| Aim of the task |
Look through the entries and report how many lines include the word "this". Give the number alone.

━━━━━━

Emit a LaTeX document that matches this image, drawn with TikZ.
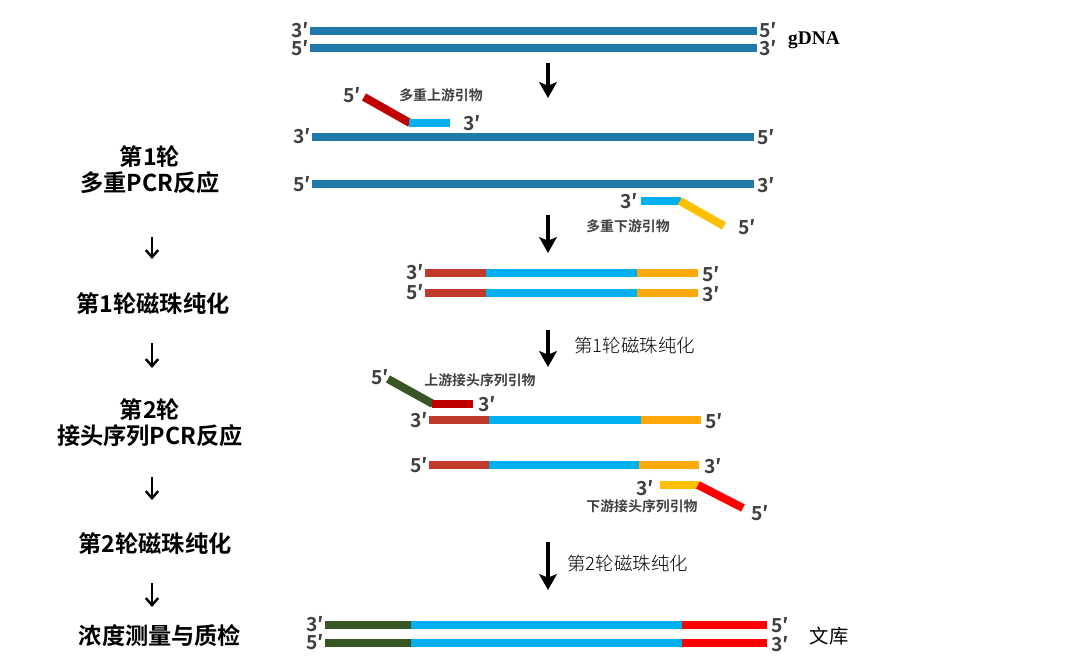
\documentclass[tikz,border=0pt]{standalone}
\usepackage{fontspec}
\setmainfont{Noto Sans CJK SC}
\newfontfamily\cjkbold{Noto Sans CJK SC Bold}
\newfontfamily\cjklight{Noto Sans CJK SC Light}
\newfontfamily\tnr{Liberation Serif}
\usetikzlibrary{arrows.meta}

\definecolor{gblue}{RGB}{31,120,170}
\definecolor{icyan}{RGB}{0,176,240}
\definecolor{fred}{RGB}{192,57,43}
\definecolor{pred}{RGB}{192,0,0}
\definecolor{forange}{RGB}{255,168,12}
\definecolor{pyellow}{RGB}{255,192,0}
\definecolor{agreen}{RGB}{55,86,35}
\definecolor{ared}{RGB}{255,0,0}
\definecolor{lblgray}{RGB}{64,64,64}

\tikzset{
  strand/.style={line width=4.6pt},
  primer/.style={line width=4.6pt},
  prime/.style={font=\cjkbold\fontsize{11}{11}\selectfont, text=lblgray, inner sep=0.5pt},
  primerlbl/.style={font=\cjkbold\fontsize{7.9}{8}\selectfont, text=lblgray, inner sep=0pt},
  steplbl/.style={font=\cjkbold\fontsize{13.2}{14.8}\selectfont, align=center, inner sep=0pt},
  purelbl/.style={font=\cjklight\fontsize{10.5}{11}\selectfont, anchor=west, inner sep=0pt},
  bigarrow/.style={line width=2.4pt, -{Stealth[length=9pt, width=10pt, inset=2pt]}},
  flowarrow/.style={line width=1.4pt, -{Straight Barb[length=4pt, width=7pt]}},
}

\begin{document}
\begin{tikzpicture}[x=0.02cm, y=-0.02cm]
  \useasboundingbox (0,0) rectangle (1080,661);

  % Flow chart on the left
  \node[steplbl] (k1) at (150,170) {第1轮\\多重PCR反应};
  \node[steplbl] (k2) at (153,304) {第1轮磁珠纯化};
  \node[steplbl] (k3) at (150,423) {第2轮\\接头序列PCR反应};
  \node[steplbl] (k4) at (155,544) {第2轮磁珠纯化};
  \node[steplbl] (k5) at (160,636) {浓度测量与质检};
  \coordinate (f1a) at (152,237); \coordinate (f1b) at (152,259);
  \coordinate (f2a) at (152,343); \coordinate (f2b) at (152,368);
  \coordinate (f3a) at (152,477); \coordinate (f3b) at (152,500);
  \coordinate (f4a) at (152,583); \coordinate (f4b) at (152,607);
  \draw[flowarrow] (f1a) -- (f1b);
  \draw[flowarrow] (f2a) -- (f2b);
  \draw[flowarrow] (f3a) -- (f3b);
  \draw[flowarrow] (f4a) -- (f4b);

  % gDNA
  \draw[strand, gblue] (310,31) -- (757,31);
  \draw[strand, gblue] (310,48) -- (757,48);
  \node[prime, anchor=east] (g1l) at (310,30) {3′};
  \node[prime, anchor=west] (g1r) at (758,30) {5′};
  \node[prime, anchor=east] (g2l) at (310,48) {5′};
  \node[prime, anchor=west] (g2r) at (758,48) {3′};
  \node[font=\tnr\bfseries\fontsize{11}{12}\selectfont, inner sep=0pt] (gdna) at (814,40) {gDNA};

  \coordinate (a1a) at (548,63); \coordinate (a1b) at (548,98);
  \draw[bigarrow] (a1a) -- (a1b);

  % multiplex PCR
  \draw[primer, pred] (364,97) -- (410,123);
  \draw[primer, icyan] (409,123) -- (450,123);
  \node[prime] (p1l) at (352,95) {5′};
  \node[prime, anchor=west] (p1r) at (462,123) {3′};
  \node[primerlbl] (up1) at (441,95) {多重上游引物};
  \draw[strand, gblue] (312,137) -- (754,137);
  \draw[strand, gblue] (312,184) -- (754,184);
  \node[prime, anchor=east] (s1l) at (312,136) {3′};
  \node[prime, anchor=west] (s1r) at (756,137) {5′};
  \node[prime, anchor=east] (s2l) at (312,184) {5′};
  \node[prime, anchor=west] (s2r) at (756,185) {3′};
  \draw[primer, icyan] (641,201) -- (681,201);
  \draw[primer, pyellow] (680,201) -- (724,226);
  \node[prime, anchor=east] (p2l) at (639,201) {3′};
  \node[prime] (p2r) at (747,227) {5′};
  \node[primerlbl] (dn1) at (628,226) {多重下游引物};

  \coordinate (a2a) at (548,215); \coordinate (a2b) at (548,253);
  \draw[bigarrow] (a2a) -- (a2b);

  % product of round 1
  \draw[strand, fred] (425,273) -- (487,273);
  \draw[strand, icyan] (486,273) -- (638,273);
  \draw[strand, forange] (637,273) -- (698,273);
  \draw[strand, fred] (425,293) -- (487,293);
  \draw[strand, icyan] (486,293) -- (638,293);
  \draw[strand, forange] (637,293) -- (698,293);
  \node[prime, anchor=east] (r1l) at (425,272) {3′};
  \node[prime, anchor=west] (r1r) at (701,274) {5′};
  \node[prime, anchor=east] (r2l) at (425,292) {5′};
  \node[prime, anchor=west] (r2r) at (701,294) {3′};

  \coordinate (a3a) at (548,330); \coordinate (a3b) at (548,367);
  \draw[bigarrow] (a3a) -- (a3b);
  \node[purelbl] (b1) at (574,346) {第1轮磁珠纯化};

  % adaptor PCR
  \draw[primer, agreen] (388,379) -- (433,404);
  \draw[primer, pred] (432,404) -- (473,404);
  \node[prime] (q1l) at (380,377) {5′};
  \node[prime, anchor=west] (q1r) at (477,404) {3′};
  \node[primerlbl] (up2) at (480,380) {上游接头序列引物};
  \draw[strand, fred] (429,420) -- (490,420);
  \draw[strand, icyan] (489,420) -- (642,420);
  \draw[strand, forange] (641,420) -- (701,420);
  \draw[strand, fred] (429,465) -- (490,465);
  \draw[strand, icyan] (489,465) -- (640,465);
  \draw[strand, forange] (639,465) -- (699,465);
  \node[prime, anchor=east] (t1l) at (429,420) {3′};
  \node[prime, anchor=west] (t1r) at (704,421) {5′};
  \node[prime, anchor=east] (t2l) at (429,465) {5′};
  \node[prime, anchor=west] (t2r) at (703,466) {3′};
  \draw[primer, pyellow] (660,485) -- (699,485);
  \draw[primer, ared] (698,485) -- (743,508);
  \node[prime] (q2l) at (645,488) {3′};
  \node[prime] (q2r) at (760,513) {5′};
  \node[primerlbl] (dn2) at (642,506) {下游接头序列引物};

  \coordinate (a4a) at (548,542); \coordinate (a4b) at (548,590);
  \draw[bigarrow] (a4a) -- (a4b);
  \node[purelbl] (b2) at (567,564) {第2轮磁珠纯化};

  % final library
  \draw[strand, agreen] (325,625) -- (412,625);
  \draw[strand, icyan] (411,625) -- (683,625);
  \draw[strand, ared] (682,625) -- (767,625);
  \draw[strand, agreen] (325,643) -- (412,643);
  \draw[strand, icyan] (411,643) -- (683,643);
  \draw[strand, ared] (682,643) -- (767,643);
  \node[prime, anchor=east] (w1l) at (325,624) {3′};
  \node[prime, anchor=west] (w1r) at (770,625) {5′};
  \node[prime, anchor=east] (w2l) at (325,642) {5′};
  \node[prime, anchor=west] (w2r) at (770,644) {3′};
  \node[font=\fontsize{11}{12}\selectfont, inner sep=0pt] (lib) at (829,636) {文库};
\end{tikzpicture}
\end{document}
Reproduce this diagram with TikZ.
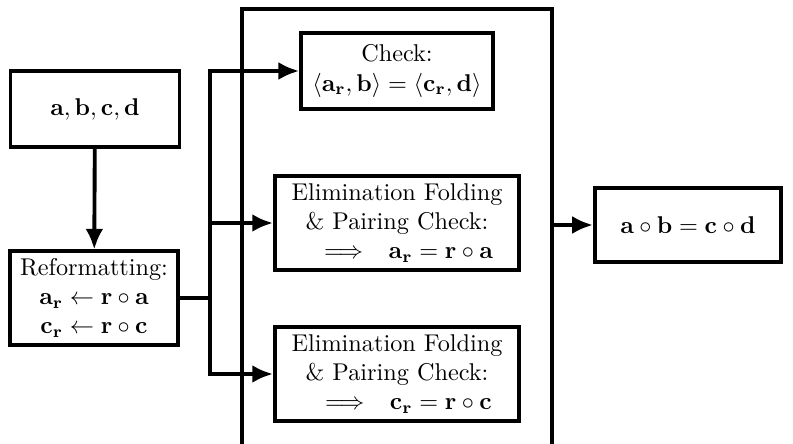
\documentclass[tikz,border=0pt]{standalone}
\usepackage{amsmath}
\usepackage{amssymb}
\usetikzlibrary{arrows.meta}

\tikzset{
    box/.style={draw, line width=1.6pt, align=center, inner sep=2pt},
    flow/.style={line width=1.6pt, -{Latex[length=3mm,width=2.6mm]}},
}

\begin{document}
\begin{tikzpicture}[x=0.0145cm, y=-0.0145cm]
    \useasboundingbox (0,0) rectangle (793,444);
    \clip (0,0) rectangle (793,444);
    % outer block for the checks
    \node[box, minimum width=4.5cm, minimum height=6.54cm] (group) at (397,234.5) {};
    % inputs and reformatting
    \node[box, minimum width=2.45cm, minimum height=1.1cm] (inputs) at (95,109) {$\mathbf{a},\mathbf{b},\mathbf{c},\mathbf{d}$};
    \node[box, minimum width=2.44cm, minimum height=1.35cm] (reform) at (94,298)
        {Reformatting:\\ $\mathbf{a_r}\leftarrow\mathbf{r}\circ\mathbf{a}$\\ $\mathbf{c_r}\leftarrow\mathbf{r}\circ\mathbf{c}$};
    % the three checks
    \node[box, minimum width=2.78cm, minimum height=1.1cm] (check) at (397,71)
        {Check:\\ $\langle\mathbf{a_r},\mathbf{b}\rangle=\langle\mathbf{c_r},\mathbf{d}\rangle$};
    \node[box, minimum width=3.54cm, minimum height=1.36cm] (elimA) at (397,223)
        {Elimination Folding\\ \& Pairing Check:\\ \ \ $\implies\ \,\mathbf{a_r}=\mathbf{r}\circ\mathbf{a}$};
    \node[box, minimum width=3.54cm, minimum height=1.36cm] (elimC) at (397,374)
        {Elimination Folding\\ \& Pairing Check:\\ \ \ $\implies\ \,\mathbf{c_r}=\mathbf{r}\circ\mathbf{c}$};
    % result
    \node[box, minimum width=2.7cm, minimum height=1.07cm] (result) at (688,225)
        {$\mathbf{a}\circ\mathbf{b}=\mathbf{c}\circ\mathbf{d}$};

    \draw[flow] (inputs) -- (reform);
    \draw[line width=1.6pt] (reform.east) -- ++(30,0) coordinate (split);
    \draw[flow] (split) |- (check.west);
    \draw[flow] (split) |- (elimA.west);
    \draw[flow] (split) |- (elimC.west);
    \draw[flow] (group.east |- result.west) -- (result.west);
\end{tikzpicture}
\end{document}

━━━━━━

| Complete response |
2